Speaking of upgrading the pitching staff - not that we ever long for that around here, or anything - the idea that the Arizona Diamondbacks might look to move former Cy Young Award winner Zack Greinke as they begin a rebuild is one that’s gaining steam, and Reds Minor Leagues’ Doug Gray explored that idea in earnest earlier today. Given that Greinke is due over $30 million per season for the next three years, it would be one of the larger moves of financial commitment we’ve seen in recent years, with the Justin Verlander trade to Houston just last year on a similar scale, as (Doug, not Sonny) Gray notes. The massive Boston/Dodgers deal that included Adrian Gonzalez, Josh Beckett, and Carl Crawford moved mountains of cash, as did the deal to send Troy Tulowitzki from Colorado to Toronto, so these kinds of things do happen from time to time, but it would take a calculator to calculate the number of calculators needed to process that deal. Still, Greinke would serve as a major upgrade for the putrid Reds rotation, even if he’s entering the old as dirt decline phase of his career.
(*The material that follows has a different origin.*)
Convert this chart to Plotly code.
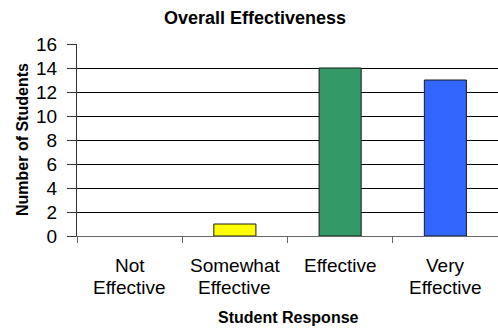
import plotly.graph_objects as go

# Survey results
categories = ["Not Effective", "Somewhat Effective", "Effective", "Very Effective"]
label_lines = [["Not", "Effective"], ["Somewhat", "Effective"], ["Effective"], ["Very", "Effective"]]
counts = [0, 1, 14, 13]
bar_colors = ["#FFFF00", "#FFFF00", "#339966", "#3366FF"]

W, H = 498, 329
L, R, T, B = 77, 0, 44, 93
plot_w = W - L - R
plot_h = H - T - B

font_family = "Arial, Liberation Sans, sans-serif"


def py(pixel_y):
    """Convert a pixel row of the page into paper y."""
    return (H - B - pixel_y) / plot_h


def px(pixel_x):
    """Convert a pixel column of the page into paper x."""
    return (pixel_x - L) / plot_w


fig = go.Figure(
    go.Bar(
        x=categories,
        y=counts,
        width=0.4,
        marker=dict(
            color=bar_colors,
            line=dict(color="#1a1a1a", width=[0 if v == 0 else 1 for v in counts]),
        ),
        hoverinfo="x+y",
    )
)

fig.update_layout(
    width=W,
    height=H,
    margin=dict(l=L, r=R, t=T, b=B, pad=0),
    paper_bgcolor="white",
    plot_bgcolor="white",
    showlegend=False,
    font=dict(family=font_family, color="black", size=19),
    title=dict(
        text="<b>Overall Effectiveness</b>",
        font=dict(size=18, family=font_family, color="black"),
        x=px(255),
        xref="paper",
        xanchor="center",
        y=1 - 17.5 / H,
        yref="container",
        yanchor="middle",
    ),
)

fig.update_xaxes(
    type="category",
    range=[-0.5, 3.5],
    tickson="boundaries",
    ticks="outside",
    ticklen=6,
    tickcolor="#666666",
    showline=True,
    linecolor="#666666",
    linewidth=1,
    showgrid=False,
    showticklabels=False,
    fixedrange=True,
)

fig.update_yaxes(
    range=[0, 16],
    dtick=2,
    tick0=0,
    ticks="outside",
    ticklen=9,
    tickcolor="#333333",
    showline=True,
    linecolor="#333333",
    linewidth=1,
    showgrid=True,
    gridcolor="black",
    gridwidth=1,
    zeroline=False,
    ticklabelstandoff=6,
    tickfont=dict(size=19, family=font_family, color="black"),
    fixedrange=True,
)

# Category labels, one line per annotation for tight line spacing
line_rows = [265, 287]
for cat, lines in zip(categories, label_lines):
    for i, line in enumerate(lines):
        fig.add_annotation(
            text=line,
            x=cat, xref="x",
            y=py(line_rows[i]), yref="paper",
            showarrow=False,
            xanchor="center", yanchor="middle",
            font=dict(size=19, family=font_family, color="black"),
        )

# Axis titles
fig.add_annotation(
    text="<b>Number of Students</b>",
    xref="paper", yref="paper",
    x=px(22), y=py(140),
    textangle=-90, showarrow=False,
    xanchor="center", yanchor="middle",
    font=dict(size=16, family=font_family, color="black"),
)
fig.add_annotation(
    text="<b>Student Response</b>",
    xref="paper", yref="paper",
    x=px(288), y=py(317),
    showarrow=False,
    xanchor="center", yanchor="middle",
    font=dict(size=16, family=font_family, color="black"),
)

fig.write_html("out.html")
To back up a few days, the Reds made a pair of acquisitions earlier in the week, too. They picked up pitcher Ryan Lillie from the Miami Marlins in a deal centered around international bonus pool money that the Reds cannot spend this year, and the Reds then claimed catcher Juan Graterol off waivers from the Minnesota Twins. Lillie, 22, is a former 5th round draftee from UC-Riverside and posted a rather promising 3.44 ERA across three levels in 2018, topping out at A+ on the season. As for Graterol, he’s been plucked off waivers five times since December of 2016, with a trade and a release on his ledger in that span, too - and, if you recognize the name, that’s because the Reds were the first of those five teams to claim him some two years ago to begin his baseball odyssey, and are now the fifth team, too. Graterol, 29, has a career .501 OPS in 111 big league PA, and will probably be claimed off waivers from the Reds by someone else before you even need to remember this paragraph again.
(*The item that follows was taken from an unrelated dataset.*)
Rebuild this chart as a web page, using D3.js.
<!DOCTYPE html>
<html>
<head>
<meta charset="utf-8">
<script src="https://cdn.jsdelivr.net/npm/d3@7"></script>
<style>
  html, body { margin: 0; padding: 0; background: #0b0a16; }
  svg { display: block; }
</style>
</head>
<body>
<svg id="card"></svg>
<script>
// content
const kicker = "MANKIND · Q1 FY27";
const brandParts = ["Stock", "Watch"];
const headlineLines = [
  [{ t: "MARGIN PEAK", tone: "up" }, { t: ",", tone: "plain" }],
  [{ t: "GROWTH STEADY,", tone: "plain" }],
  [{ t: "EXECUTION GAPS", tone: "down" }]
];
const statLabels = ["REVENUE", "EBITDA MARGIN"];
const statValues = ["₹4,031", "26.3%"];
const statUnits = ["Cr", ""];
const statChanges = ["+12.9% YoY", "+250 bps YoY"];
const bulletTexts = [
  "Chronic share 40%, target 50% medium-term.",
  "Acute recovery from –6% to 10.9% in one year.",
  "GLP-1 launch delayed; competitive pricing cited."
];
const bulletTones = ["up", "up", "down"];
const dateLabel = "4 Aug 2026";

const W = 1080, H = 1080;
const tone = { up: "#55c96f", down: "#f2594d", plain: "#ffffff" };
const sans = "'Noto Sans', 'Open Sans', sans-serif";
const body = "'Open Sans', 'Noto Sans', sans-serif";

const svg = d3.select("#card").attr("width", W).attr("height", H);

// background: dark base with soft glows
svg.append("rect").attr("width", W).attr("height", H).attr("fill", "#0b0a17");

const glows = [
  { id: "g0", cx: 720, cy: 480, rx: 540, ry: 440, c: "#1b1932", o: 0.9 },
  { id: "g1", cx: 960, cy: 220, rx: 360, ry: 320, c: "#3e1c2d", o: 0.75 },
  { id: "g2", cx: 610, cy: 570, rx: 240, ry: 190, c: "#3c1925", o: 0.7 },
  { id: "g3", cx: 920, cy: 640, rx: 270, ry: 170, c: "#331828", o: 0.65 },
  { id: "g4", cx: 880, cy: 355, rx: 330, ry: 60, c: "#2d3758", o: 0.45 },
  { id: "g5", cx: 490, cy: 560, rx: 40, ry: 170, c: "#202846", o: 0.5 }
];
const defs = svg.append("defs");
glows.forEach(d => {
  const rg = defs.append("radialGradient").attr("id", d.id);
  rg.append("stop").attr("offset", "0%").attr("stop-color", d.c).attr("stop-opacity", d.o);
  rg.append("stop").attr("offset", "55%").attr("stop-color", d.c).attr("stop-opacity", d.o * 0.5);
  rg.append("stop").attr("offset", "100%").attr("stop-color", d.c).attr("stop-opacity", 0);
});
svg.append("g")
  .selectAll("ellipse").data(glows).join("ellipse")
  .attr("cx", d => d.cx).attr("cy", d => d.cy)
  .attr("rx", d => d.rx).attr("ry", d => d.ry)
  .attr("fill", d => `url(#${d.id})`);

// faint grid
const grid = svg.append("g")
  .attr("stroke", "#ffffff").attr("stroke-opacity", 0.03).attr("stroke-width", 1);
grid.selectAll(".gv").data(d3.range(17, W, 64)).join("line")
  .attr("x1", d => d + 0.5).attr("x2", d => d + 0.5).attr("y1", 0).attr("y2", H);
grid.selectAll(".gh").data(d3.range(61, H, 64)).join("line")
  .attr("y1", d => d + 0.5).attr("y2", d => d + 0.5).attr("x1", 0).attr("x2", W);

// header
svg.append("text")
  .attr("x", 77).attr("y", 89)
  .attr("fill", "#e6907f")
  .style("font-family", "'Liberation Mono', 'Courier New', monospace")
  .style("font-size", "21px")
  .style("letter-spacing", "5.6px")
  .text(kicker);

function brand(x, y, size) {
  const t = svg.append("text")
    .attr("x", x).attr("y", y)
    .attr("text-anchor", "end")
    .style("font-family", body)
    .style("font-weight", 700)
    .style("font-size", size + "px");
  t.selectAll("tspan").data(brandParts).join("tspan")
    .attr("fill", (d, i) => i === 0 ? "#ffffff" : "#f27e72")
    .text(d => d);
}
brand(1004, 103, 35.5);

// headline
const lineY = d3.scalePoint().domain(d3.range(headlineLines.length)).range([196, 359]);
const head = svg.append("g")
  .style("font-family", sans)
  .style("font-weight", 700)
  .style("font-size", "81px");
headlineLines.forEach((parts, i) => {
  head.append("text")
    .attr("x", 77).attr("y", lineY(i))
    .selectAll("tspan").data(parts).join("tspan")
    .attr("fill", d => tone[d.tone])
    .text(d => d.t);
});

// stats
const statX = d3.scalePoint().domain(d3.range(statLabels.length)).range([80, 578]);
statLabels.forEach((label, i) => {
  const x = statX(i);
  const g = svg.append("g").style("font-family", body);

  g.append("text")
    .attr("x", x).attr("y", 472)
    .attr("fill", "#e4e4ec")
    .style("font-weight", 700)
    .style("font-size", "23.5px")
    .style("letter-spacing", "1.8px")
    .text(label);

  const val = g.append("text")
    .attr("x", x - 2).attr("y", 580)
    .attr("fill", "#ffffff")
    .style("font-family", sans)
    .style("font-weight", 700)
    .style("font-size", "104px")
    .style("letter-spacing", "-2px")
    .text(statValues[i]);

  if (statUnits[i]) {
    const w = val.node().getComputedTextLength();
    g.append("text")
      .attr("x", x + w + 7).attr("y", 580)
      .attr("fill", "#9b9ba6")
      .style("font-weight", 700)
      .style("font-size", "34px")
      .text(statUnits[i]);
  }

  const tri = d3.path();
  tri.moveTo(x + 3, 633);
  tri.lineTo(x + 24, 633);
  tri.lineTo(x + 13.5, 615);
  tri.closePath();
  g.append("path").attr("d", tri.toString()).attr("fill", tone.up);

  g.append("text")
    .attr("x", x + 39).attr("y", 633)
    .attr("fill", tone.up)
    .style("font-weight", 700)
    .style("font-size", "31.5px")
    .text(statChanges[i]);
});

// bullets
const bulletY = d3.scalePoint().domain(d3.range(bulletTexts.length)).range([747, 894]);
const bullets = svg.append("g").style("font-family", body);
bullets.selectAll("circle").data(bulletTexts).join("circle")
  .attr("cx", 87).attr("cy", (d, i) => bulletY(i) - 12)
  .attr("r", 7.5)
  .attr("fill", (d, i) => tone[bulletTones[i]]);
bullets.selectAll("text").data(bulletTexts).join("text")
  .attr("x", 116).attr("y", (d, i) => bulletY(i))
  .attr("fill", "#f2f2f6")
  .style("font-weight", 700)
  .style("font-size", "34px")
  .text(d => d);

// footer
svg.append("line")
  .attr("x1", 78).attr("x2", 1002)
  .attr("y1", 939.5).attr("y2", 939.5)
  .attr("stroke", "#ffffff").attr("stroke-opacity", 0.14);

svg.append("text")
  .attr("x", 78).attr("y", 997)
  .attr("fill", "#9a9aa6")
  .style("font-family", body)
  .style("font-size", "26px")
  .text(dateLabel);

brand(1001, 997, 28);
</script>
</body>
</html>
The front office is still interviewing dudes for the team’s managerial opening, as MLB.com’s Mark Sheldon noted yesterday. Dudes, all of them. So many dudes. One dude, though, will be head dude in the dugout for the Reds by the end of October, they assure us.

If you’re looking for Reds news, want to give your eyes a break, and are willing to let your ears do the work, catch up on the latest Nick Senzel news on the newest episode of the Redleg Nation Radio Podcast, whydoncha. Speaking of which, I’ll be rebooting the Red Reporter Podcast this offseason, I assure you.
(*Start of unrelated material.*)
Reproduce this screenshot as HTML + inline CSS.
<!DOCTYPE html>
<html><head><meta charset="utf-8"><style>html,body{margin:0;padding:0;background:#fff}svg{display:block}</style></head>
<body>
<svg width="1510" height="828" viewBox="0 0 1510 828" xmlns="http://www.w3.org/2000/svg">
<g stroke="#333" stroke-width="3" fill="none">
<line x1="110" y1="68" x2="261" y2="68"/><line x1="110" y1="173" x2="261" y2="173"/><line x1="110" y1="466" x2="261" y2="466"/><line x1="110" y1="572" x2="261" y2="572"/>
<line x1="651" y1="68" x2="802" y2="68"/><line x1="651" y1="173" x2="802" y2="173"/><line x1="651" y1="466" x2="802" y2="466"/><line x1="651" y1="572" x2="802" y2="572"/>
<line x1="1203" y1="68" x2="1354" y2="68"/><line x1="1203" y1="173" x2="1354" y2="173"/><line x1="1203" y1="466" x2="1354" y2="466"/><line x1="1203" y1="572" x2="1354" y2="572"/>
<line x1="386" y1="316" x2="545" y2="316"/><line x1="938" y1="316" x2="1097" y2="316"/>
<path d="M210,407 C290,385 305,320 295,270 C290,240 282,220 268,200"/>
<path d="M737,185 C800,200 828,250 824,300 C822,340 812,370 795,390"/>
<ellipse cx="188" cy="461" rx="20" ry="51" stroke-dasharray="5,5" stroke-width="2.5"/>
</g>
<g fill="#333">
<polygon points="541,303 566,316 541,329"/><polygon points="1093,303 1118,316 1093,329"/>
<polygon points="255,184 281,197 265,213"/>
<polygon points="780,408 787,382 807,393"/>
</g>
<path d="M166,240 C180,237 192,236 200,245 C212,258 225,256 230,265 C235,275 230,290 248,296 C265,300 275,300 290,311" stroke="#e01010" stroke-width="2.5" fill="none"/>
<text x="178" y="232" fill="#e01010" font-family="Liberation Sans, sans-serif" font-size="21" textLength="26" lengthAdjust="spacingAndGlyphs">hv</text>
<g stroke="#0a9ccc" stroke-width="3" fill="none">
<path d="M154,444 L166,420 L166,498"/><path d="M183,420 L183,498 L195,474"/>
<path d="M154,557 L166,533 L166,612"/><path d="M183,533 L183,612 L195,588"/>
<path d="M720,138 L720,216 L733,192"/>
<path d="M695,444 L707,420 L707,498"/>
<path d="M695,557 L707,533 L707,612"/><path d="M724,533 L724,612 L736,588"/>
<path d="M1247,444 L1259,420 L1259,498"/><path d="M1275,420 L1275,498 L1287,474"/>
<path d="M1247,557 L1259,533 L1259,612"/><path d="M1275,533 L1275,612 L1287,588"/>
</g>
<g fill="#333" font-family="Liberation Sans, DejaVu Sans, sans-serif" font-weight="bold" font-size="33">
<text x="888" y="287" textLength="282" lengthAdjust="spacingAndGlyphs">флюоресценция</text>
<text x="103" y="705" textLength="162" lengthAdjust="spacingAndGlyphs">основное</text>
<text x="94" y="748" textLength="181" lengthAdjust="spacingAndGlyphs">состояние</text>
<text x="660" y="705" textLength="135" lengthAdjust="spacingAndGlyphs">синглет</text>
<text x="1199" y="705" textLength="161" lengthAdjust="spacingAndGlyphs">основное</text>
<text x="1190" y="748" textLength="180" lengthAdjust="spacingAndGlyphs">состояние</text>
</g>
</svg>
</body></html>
Friend of the blog Dan Szymborski updated his ZiPS playoff probabilities, but I don’t see the Cincinnati Reds listed anywhere in the post. Typo, I assume. The Dodgers and Brewers drop the puck on the NLCS tonight, by the way.

To put a wrap on this here Reposter, we’ll turn to another friend of the blog in Grant Brisbee, who has a look at how those same Brewers are in the NLCS when it felt like just a minute ago they were rebuilding alongside our dear Reds. What’s of particular interest in this particular piece, particularly, is how Brisbee emphasizes that the Brewers didn’t do what the entire baseball world thought was what they obviously should do last offseason - invest in starting pitching, since that was seemingly their illness. Instead, they doubled down on their position player core, added fringe pitching that has flourished unsuspectingly, and c) profited. I’m not saying that the Reds are in the exact same position this time around, but I’m not not saying there aren’t not similarities in abundance, either.